(To be done)
Examine each line of the data. Copy those that contain the string "Rebuild".

══ Data in this exercise ══

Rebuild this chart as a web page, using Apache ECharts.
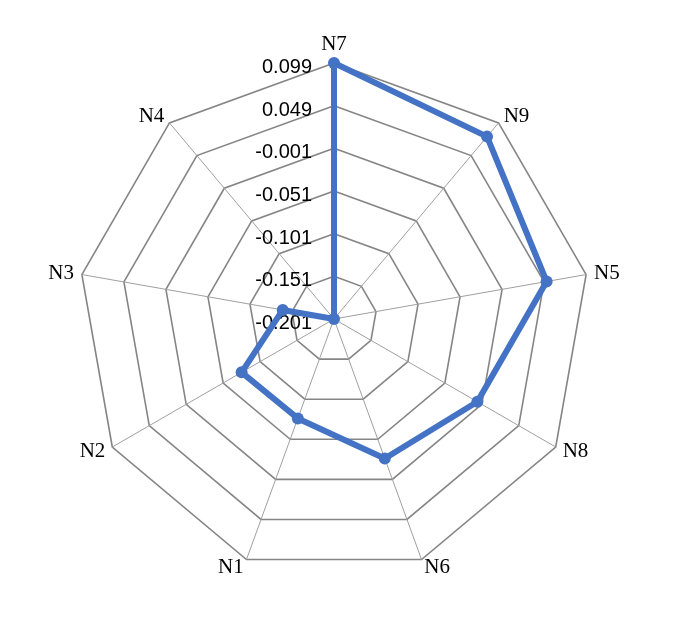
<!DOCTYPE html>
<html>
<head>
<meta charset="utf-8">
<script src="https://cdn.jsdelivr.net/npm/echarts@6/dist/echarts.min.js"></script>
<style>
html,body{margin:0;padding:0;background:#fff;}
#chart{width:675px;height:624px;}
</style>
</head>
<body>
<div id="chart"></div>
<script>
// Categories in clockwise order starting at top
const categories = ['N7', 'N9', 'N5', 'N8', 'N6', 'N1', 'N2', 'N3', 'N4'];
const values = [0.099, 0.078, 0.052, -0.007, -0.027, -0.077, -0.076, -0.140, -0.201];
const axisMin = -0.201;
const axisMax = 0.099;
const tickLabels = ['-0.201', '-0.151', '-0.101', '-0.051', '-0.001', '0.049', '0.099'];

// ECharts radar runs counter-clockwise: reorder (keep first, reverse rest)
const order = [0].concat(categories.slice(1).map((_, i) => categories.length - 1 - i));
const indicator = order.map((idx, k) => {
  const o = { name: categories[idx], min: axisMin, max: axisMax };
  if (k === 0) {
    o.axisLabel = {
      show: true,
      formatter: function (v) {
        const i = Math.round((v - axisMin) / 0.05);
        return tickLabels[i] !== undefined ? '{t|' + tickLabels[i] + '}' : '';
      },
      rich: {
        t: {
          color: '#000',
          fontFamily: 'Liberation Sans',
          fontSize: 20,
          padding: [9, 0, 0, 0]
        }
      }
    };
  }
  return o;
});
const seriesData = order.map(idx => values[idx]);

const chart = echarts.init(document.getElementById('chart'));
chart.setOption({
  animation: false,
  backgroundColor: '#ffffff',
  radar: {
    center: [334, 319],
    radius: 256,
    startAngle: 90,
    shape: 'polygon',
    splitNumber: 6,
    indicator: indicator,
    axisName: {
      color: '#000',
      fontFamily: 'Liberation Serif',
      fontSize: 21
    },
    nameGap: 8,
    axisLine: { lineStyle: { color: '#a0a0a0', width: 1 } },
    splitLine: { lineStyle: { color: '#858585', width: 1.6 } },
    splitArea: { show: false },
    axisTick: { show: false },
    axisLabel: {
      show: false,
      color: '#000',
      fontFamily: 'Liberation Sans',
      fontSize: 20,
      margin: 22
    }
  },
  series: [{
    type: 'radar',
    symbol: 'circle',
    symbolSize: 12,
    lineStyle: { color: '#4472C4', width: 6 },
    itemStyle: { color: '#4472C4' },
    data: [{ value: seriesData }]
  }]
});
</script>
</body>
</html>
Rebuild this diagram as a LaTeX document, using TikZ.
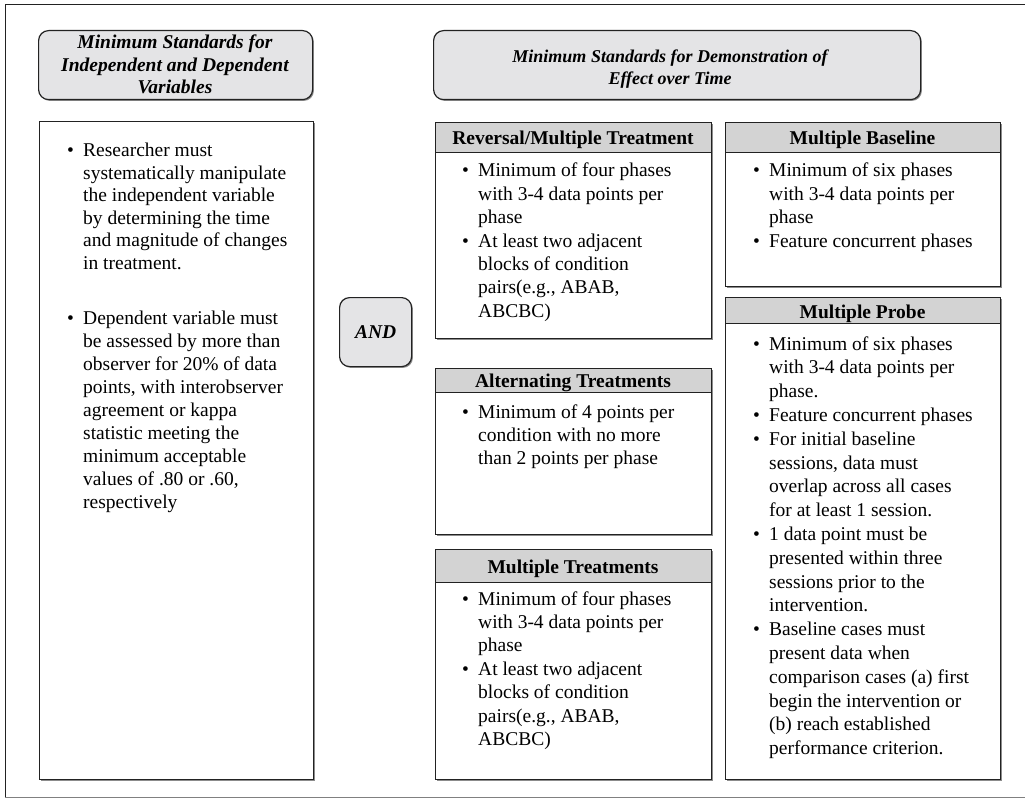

═══

(Task answer)
Rebuild this chart as a web page, using Apache ECharts.
Rebuild this diagram as a LaTeX document, using TikZ.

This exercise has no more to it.